Once you insert the collimating eyepiece into a scope, you then look into it and see the crosshair centered (hopefully) on the optics. That’s where the peephole and crosshair work together. They precisely locate your eye on the optical axis, which is where you need to be in order to “reference” proper alignment. That’s not all the eyepiece does, however. The polished, reflective ring inside the device projects an annulus of light into the telescope that becomes visible in the reflections of the mirror(s). In this way, you can see the exact centerline of the system (the crosshair), center it on the optics (through the scope’s collimation screws), and then center the reflected light ring squarely on that, again by adjusting the scope’s optics. Because you’re actually LOOKING into the scope, and not at a reflected beam hitting a target, you can see and assess the entire optical system as a whole, and adjust each component as necessary while viewing it in “real time.”

There are several situations where the Cheshire eyepiece will work where a laser won’t:

1) If you have a large Cassegrain-style scope where the secondary mirror is held in place by a bolt through its center. A laser can’t be used because the beam will simply hit the bolt, and there will be no reflection back to it for collimation.

2) If the physical layout of the scope is such that you can’t easily see the target on the housing of the laser where the reflected beam is supposed to hit. Some lasers have cutout windows for viewing this, but if they don’t they can be difficult or impossible to use.

3) If you’re trying to adjust the PRIMARY mirror of a Cassegrain-type scope. (Yes, some CATs have adjustable primaries, such as larger semi-professional models, and ALL Vintage, blue-white Celestron SCTs.) A laser by itself will simply return the reflection from the secondary mirror to itself. The beam never touches the primary, hence it cannot be used to collimate it.

The collimating eyepiece does not suffer any of these limitations, since it introduces a VISIBLE (viewable) light source into the scope that can be seen directly by the eye, on-axis, and will work with all types of telescopes.
There are a couple of tips and tricks for getting one of these to work in all conditions. First, you need some kind of light source to aim into the side of the collimator to be seen inside the scope. If outside in the daylight, ambient light is usually enough. Because I often work at night, I simply shine a small, LED flashlight into the device to REALLY illuminate the ring. Second, the scope’s focuser must be physically square and centered on the mechanical and optical axes of the scope. For most commercially-made telescopes, this is the case. It’s rare to see one come from the manufacturer with gross machining errors. If you have a home-built instrument, you need to accurately center and shim the focuser accordingly. If you don’t, the collimating eyepiece won’t work (and neither would a laser). Lastly, you need to identify the EDGES of your mirror holders so that you know when you have the reflection of the mirror(s) centered on the crosshair.

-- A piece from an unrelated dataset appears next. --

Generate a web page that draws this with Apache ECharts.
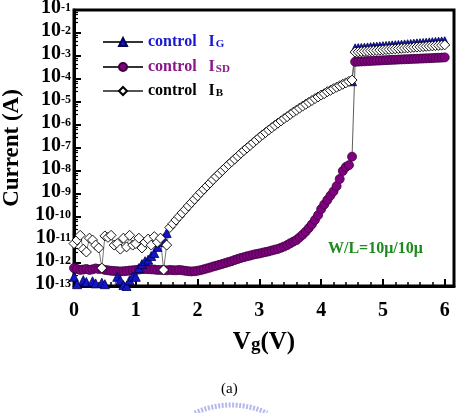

To use the collimating eyepiece, insert it into the eyepiece tube of the scope and illuminate the angled ring (as described above). Sight down the tube and note the crosshair target. Center the FIRST MIRROR (diagonal in a Newt, secondary in a CAT) on the crosshair, and adjust its tilt until the bright ring the collimator is producing is centered in the reflection. (The image of the ring doesn’t actually move, only the reflection does.) Next, adjust each successive mirror in the scope so that the image of the ring is concentric with the optic. Professional opticians refer to this as “working BACK THROUGH the system,” ie.: adjusting each mirror in succession from the eyepiece outwards. In other words, before you align the primary on a CAT system, you have to have the secondary aligned, because it’s the first thing you SEE while looking up the tube.
That’s basically it. The Cheshire eyepiece can be used day or night, on just about any reflecting telescope. It works well enough to get a scope aligned to about 95% of “perfect,” with the final 5% done by high-power star testing. At about $35, it’s a real bargain.

Once you get used to using one, and know the appearance of circular reflections inside your scope, you’ll probably use it far more than your laser, particularly if you have a scope with more than one adjustable mirror.